Geheel tegen onze verwachtingen in was het in de Binnenhaven helemaal niet druk. Waar zijn al die vakantiegangers gebleven? Op de terugweg liepen we langs een steiger waaraan we vanuit de verte een andere NB24, ook lid van de club, hadden zien liggen: de 'Kermit'. We hebben gezellig elkaars boten bekeken en het was al gauw laat voordat we in bed lagen. Overal waren de kuipen van boten door kaarsjes en olielampen verlicht en zat men gezellig te borrelen. Zo zou het in de zomervakantie alle dagen moeten zijn!

Vanochtend worden we door de warmte al vroeg wakker. Om 9.45 uur verlaten we de haven en om 10.20 uur zijn we door de sluis van het Naviduct. We beginnen met een zwakke, ruime wind. Het grootzeil gaat op en daarna de gennaker. Het hijsen gaat steeds vlotter. Gedurende een klein uurtje halen we nog een beetje snelheid, maar dan is de wind weer op. Het blauwe gevaar gaat weer naar beneden en de motor moet erbij aan. Niet veel later is het water van het Markermeer spiegelglad. We hebben het zelden zo gezien. De vliegjes komen weer in grote getalen tevoorschijn en het is bloedje heet. Het had zo'n leuk zeiltochtje kunnen zijn!

We gaan naar Monnickendam want daar zijn we met de boot nooit eerder geweest. Eigenlijk hebben we een hekel aan de Gouwzee vanwege alle drijvende waterplanten. Van die taaie, lange slierten in je schroef en tussen je roer, dat hebben we al een keer meegemaakt; daar word je niet blij van. En het water is nog zo koud... We spreken af dat mochten we verstrikt raken in grote bossen groen, dan gaat Bob te water!

In jachthaven Hemmeland meren we in eerste instantie af aan de passantensteiger. Meestal is dat een steiger op A-locatie. Je wilt als havenmeester tenslotte graag dat je gasten terugkomen. Niet hier. Het lijkt meer op een stukje van een industrieterrein dan op een jachthaven. Bovendien drijft er allemaal rotzooi langs de kant. Niet echt gezellig. We verhuizen daarom naar een box.
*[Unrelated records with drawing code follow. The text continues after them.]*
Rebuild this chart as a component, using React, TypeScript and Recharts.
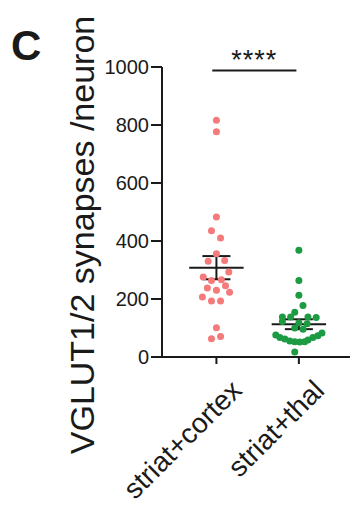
import React from 'react';
import { ScatterChart, Scatter, XAxis, YAxis, ReferenceLine, Label } from 'recharts';

// groups shown on the x axis
const groups = ['striat+cortex', 'striat+thal'];

// synapse counts per neuron
const cortexValues = [816, 777, 483, 435, 410, 356, 333, 330, 293, 276, 264, 266, 246, 238, 230, 223, 207, 193, 193, 101, 63, 71];
const cortexJitter = [0, 0, 0, -0.06, 0.05, 0, 0.1, -0.1, 0.15, -0.16, -0.06, 0.06, 0.11, -0.11, 0, 0.16, -0.17, -0.06, 0.05, 0, -0.06, 0.05];

const thalValues = [368, 264, 213, 178, 154, 138, 138, 138, 136, 122, 118, 115, 100, 96, 83, 76, 73, 67, 67, 62, 59, 55, 53, 52, 53, 17];
const thalJitter = [0, 0, 0, 0.05, -0.05, -0.2, -0.1, 0.11, 0.21, -0.2, 0, 0.1, -0.05, 0.05, 0.28, -0.28, 0.23, -0.23, 0.17, -0.17, 0.11, -0.11, -0.05, 0.01, 0.07, -0.05];

// mean +/- SEM per group
const means = [308, 113];
const sems = [40, 17];

const yTicks = [0, 200, 400, 600, 800, 1000];
const significance = '****';

const FONT = '"Liberation Sans", Arial, Helvetica, sans-serif';
const RED = '#F57A7C';
const GREEN = '#1C9B43';
const INK = '#1a1a1a';

const toPoints = (values: number[], jitter: number[], pos: number) =>
  values.map((v, i) => ({ x: pos + jitter[i], y: v }));

const cortexData = toPoints(cortexValues, cortexJitter, 1);
const thalData = toPoints(thalValues, thalJitter, 2);

const dot = (color: string) => (props: any) => (
  <circle cx={props.cx} cy={props.cy} r={3.5} fill={color} />
);

const XTick = (props: any) => {
  const { x, y, payload } = props;
  const ax = x + 27;
  const ay = y + 26;
  return (
    <text
      x={ax}
      y={ay}
      textAnchor="end"
      transform={`rotate(-45, ${ax}, ${ay})`}
      fontSize={28}
      fontFamily={FONT}
      fill={INK}
    >
      {groups[payload.value - 1]}
    </text>
  );
};

const App = () => {
  const halfMean = 0.33;
  const halfCap = 0.17;
  return (
    <div style={{ position: 'absolute', left: 0, top: 0, width: 350, height: 513, background: '#fff' }}>
      <div
        style={{
          position: 'absolute',
          left: 11,
          top: 21,
          fontFamily: FONT,
          fontWeight: 'bold',
          fontSize: 42,
          lineHeight: '50px',
          color: INK,
        }}
      >
        C
      </div>
      <ScatterChart width={350} height={513} margin={{ top: 67, right: 0, bottom: 0, left: 0 }}>
        <XAxis
          type="number"
          dataKey="x"
          domain={[0.34, 2.62]}
          ticks={[1, 2]}
          height={156}
          tickSize={7}
          tick={<XTick />}
          axisLine={{ stroke: INK, strokeWidth: 2 }}
          tickLine={{ stroke: INK, strokeWidth: 2 }}
          allowDataOverflow
        />
        <YAxis
          type="number"
          dataKey="y"
          domain={[0, 1000]}
          ticks={yTicks}
          width={162}
          tickSize={11}
          tickMargin={2}
          tick={{ fontSize: 20, fontFamily: FONT, fill: INK }}
          axisLine={{ stroke: INK, strokeWidth: 2 }}
          tickLine={{ stroke: INK, strokeWidth: 2 }}
        >
          <Label
            content={() => (
              <text
                x={94}
                y={235}
                textAnchor="middle"
                transform="rotate(-90, 94, 235)"
                fontSize={34}
                fontFamily={FONT}
                fill={INK}
              >
                VGLUT1/2 synapses /neuron
              </text>
            )}
          />
        </YAxis>
        <Scatter data={cortexData} shape={dot(RED)} isAnimationActive={false} />
        <Scatter data={thalData} shape={dot(GREEN)} isAnimationActive={false} />
        {means.map((m, i) => {
          const c = i + 1;
          const lo = m - sems[i];
          const hi = m + sems[i];
          return (
            <React.Fragment key={groups[i]}>
              <ReferenceLine segment={[{ x: c - halfMean, y: m }, { x: c + halfMean, y: m }]} stroke={INK} strokeWidth={2} />
              <ReferenceLine segment={[{ x: c - halfCap, y: hi }, { x: c + halfCap, y: hi }]} stroke={INK} strokeWidth={2} />
              <ReferenceLine segment={[{ x: c - halfCap, y: lo }, { x: c + halfCap, y: lo }]} stroke={INK} strokeWidth={2} />
              <ReferenceLine segment={[{ x: c, y: lo }, { x: c, y: hi }]} stroke={INK} strokeWidth={2} />
            </React.Fragment>
          );
        })}
        <ReferenceLine
          segment={[{ x: 0.95, y: 988 }, { x: 1.97, y: 988 }]}
          stroke={INK}
          strokeWidth={2}
          ifOverflow="visible"
          label={{ value: significance, position: 'top', offset: 1, fontSize: 27, fontFamily: FONT, fill: INK, letterSpacing: 1 }}
        />
      </ScatterChart>
    </div>
  );
};

export default App;
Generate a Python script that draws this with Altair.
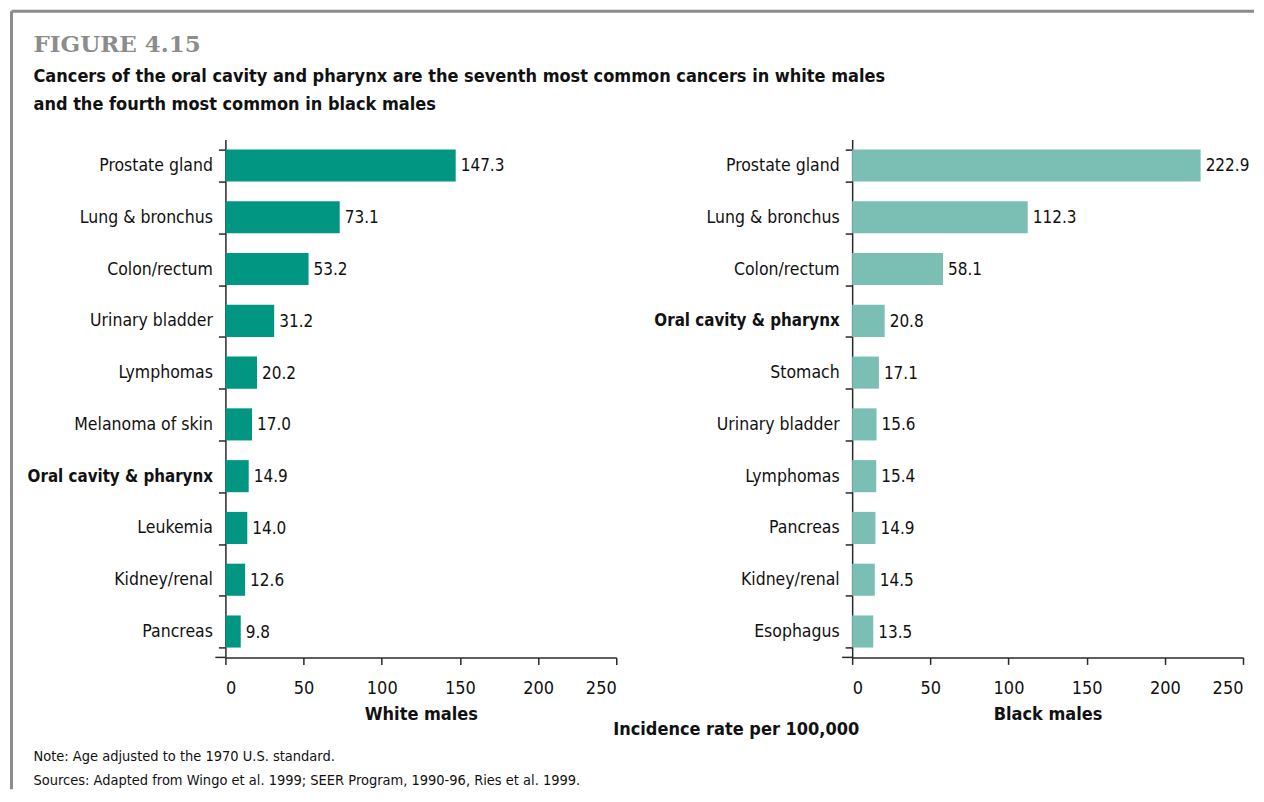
import altair as alt
import pandas as pd

# ---- data ----
white_cats = ["Prostate gland", "Lung & bronchus", "Colon/rectum", "Urinary bladder", "Lymphomas",
              "Melanoma of skin", "Oral cavity & pharynx", "Leukemia", "Kidney/renal", "Pancreas"]
white_vals = [147.3, 73.1, 53.2, 31.2, 20.2, 17.0, 14.9, 14.0, 12.6, 9.8]
black_cats = ["Prostate gland", "Lung & bronchus", "Colon/rectum", "Oral cavity & pharynx", "Stomach",
              "Urinary bladder", "Lymphomas", "Pancreas", "Kidney/renal", "Esophagus"]
black_vals = [222.9, 112.3, 58.1, 20.8, 17.1, 15.6, 15.4, 14.9, 14.5, 13.5]
x_ticks = [0, 50, 100, 150, 200, 250]
highlight = "Oral cavity & pharynx"

fig_label = "FIGURE 4.15"
title_lines = ["Cancers of the oral cavity and pharynx are the seventh most common cancers in white males",
               "and the fourth most common in black males"]
shared_x_title = "Incidence rate per 100,000"
notes = ["Note:  Age adjusted to the 1970 U.S. standard.",
         "Sources:  Adapted from Wingo et al. 1999; SEER Program, 1990-96, Ries et al. 1999."]

FONT = "DejaVu Sans Condensed, Liberation Sans Narrow, sans-serif"
SERIF = "DejaVu Serif, Liberation Serif, serif"
W, H = 391, 518
AX = "#2a2a2a"
GRAY = "#8c8c8c"
one = alt.Data(values=[{}])
is_hl = f"datum.value === '{highlight}'"


def panel(cats, vals, color, title):
    df = pd.DataFrame({"cancer": cats, "rate": vals, "label": [f"{v:.1f}" for v in vals]})
    base = alt.Chart(df)
    y = alt.Y("cancer:N", sort=None, title=None,
              scale=alt.Scale(paddingInner=0.38, paddingOuter=0.19),
              axis=alt.Axis(tickBand="extent", tickSize=7, labelPadding=6,
                            labelFontSize={"condition": {"test": is_hl, "value": 16.8}, "value": 17.5},
                            labelFont=FONT, labelColor="#111", labelLimit=400,
                            labelFontWeight={"condition": {"test": is_hl, "value": "bold"}, "value": "normal"},
                            domainColor=AX, tickColor=AX, domainWidth=1.5, tickWidth=1.5))
    x = alt.X("rate:Q", scale=alt.Scale(domain=[0, 250], nice=False), title=title,
              axis=alt.Axis(values=x_ticks, tickSize=7, labelPadding=15, labelFontSize=18,
                            labelFont=FONT, labelColor="#111", grid=False,
                            titleFont=FONT, titleFontSize=18, titleFontWeight="bold",
                            titleColor="#111", titlePadding=8,
                            domainColor=AX, tickColor=AX, domainWidth=1.5, tickWidth=1.5))
    bars = base.mark_bar(color=color).encode(x=x, y=y)
    text = base.mark_text(align="left", baseline="middle", dx=5, dy=1, fontSize=17, font=FONT,
                          color="#111").encode(x="rate:Q", y=alt.Y("cancer:N", sort=None), text="label:N")
    ext = alt.Chart(one).mark_rule(color=AX, strokeWidth=1.5).encode(
        x=alt.value(-10), x2=alt.value(0), y=alt.value(H))
    return [bars, text, ext]


def txt(s, x, y, size, font=FONT, weight="normal", color="#111", align="left", baseline="middle"):
    return alt.Chart(one).mark_text(text=s, fontSize=size, font=font, fontWeight=weight, color=color,
                                    align=align, baseline=baseline).encode(x=alt.value(x), y=alt.value(y))


frame_top = alt.Chart(one).mark_rule(color=GRAY, strokeWidth=3).encode(
    x=alt.value(-214), x2=alt.value(1029), y=alt.value(-128.5))
frame_left = alt.Chart(one).mark_rule(color=GRAY, strokeWidth=3).encode(
    x=alt.value(-214), y=alt.value(-128.5), y2=alt.value(650))

annotations = [
    frame_top, frame_left,
    txt(fig_label, -192, -88, 23, font=SERIF, weight="bold", color=GRAY, baseline="alphabetic"),
    txt(title_lines[0], -192, -58, 18, weight="bold", baseline="alphabetic"),
    txt(title_lines[1], -192, -30, 18, weight="bold", baseline="alphabetic"),
    txt(shared_x_title, 511, 591, 18, weight="bold", align="center"),
    txt(notes[0], -192, 618, 14.5),
    txt(notes[1], -192, 642, 14.5),
]

left = alt.layer(*panel(white_cats, white_vals, "#009682", "White males"), *annotations).properties(
    width=W, height=H)
right = alt.layer(*panel(black_cats, black_vals, "#7bbfb4", "Black males")).properties(width=W, height=H)

chart = alt.hconcat(left, right, spacing=236, bounds="flush").properties(
    padding={"left": 1.5, "top": 1.5, "right": 0, "bottom": 0},
    background="white",
).configure_view(stroke=None)

chart.save("out.html", embed_options={"renderer": "svg", "actions": False})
Tenminste dat is het plan, maar de motor denkt daar anders over. Bob hoort dat er niet voldoende koelwater uit de uitlaat komt en meert razendsnel af aan de eerste de beste lege steiger. Bakskist open en de hele inhoud eruit om het wierfilter te controleren. Daar is niets mis mee. Daarna het motorcompartiment open en de impellor controleren. Die is nog heel. Uiteindelijk in het pietepeuterige keukenkastje de aanzuigslang boven de afsluiter demonteren. En ja hoor, daar zitten allerlei plantenresten in. Met dank aan de 'luxe' passantensteiger! Dit alles onder een brandende zon en met een temperatuur van een graadje of 30. Arme Bob!




We zijn moe, vies, uitgedroogd en oververhit als we tenslotte in een box liggen. We racen het toiletgebouw binnen en beginnen met een langdurige opfrisbeurt. Onnodig te melden dat we daarna geen puf meer hebben om te koken. We lopen (alweer via een industrieterrein) naar de oude kern en trakteren onszelf op een lekker etentje. Die Gouwzee, dat is toch niet ons ding. Voorlopig zien ze ons hier niet terug! Monnickendam hadden we ons trouwens heel anders voorgesteld. Wat groter en wat gezelliger. Het oude gedeelte is een beetje vergane glorie en er valt niet veel te beleven. Tenminste, wij hebben het niet gevonden.